Gore is the only one who realizes how bad Bush is and is
willing to talk about it in public.
On Monday, January 16, 2006, an audience of over 3,000 people visited DAR Constitution Hall in Washington, DC to hear a powerful speech by former Vice President Al Gore entitled "Restoring the Rule of Law. " The event was co-sponsored by ACS and The Liberty Coalition, and broadcast live by C-SPAN.
LINK to video of speech:
http://www.acslaw.org/node/2096Just skip the intros and go to 9:00 when Gore walks to the podium.
A few key excerpts from the transcript:
"The President and I agree on one thing. The threat from terrorism is all too real. There is
simply no question that we continue to face new challenges in the wake of the attack on
September 11th and that we must be ever-vigilant in protecting our citizens from harm.
Where we disagree is that we have to break the law or sacrifice our system of government
to protect Americans from terrorism. In fact, doing so makes us weaker and more
vulnerable."
"When President Bush failed to convince Congress to give him all the power he wanted
when they passed the AUMF, he secretly assumed that power anyway,"

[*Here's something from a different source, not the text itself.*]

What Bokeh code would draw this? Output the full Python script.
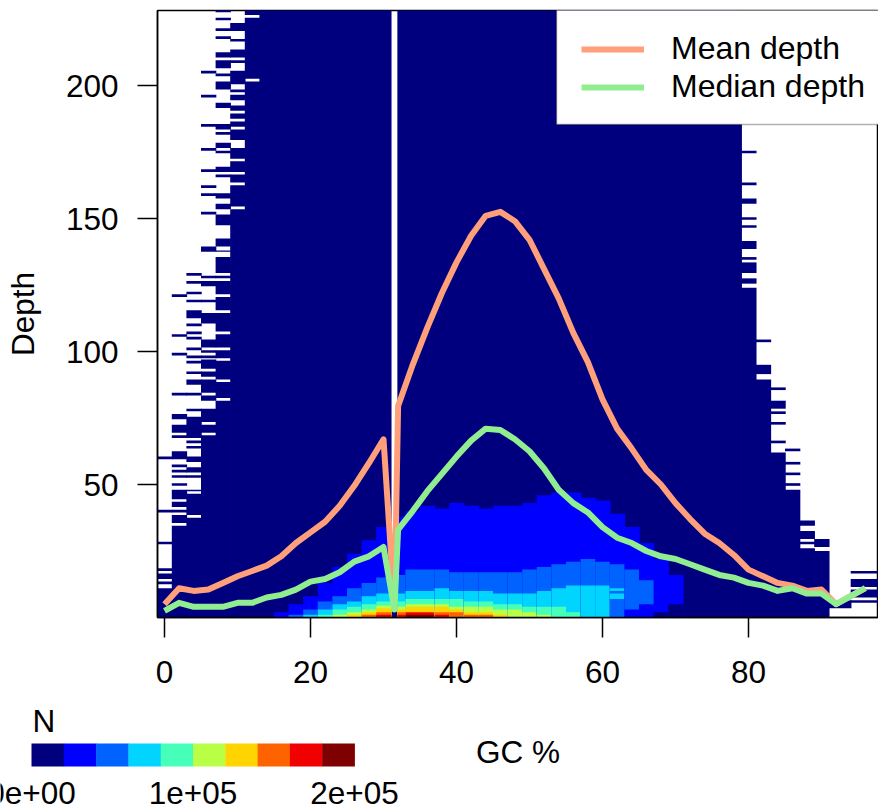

"the Executive Branch has claimed a previously unrecognized authority
to mistreat prisoners in its custody in ways that plainly constitute torture in a pattern that
has now been documented in U.S. facilities located in several countries around the world.
Over 100 of these captives have reportedly died while being tortured by Executive
Branch interrogators"
"The fact that our normal safeguards have thus far failed to contain this unprecedented
expansion of executive power is deeply troubling. This failure is due in part to the fact
that the Executive Branch has followed a determined strategy of obfuscating, delaying,
withholding information, appearing to yield but then refusing to do so"
"There is a final reason to worry that we may be experiencing something more than just
another cycle of overreach and regret. This Administration has come to power in the
thrall of a legal theory that aims to convince us that this excessive concentration of
presidential authority is exactly what our Constitution intended.
This legal theory, which its proponents call the theory of the unitary executive but which
is more accurately described as the unilateral executive, threatens to expand the
president’s powers until the contours of the constitution that the Framers actually gave us
become obliterated beyond all recognition."
"Last week, for example, Vice President Cheney attempted to defend the Administration’s
eavesdropping on American citizens by saying that if it had conducted this program prior
to 9/11, they would have found out the names of some of the hijackers.
Tragically, he apparently still doesn’t know that the Administration did in fact have the
names of at least 2 of the hijackers well before 9/11 and had available to them
information that could have easily led to the identification of most of the other hijackers.
And yet, because of incompetence in the handling of this information, it was never used
to protect the American people."
"But there is yet another Constitutional player whose pulse must be taken and whose role
must be examined in order to understand the dangerous imbalance that has emerged with
the efforts by the Executive Branch to dominate our constitutional system.
We the people are—collectively—still the key to the survival of America’s democracy.
We—as Lincoln put it, “ven we here”—must examine our own role as citizens in
allowing and not preventing the shocking decay and degradation of our democracy."
"For example, when the Administration was attempting to persuade Congress to enact the
Medicare prescription drug benefit, many in the House and Senate raised concerns about
the cost and design of the program. But, rather than engaging in open debate on the basis
of factual data, the Administration withheld facts and prevented the Congress from
hearing testimony that it sought from the principal administration expert who had
compiled information showing in advance of the vote that indeed the true cost estimates
were far higher than the numbers given to Congress by the President."
"To take another example, scientific warnings about the catastrophic consequences of
unchecked global warming were censored by a political appointee in the White House
who had no scientific training. And today one of the leading scientific experts on global
warming in NASA has been ordered not to talk to members of the press and to keep a
careful log of everyone he meets with so that the Executive Branch can monitor and
control his discussions of global warming.
One of the other ways the Administration has tried to control the flow of information is
by consistently resorting to the language and politics of fear in order to short-circuit the
debate and drive its agenda forward without regard to the evidence or the public interest."
"We have a duty as Americans to defend our citizens’ right not only to life but also to
liberty and the pursuit of happiness. It is therefore vital in our current circumstances that
immediate steps be taken to safeguard our Constitution against the present danger posed
by the intrusive overreaching on the part of the Executive Branch and the President’s
apparent belief that he need not live under the rule of law.
I endorse the words of Bob Barr, when he said, “The President has dared the American
people to do something about it. For the sake of the Constitution, I hope they will.”
A special counsel should immediately be appointed by the Attorney General to remedy
the obvious conflict of interest that prevents him from investigating what many believe
are serious violations of law by the President.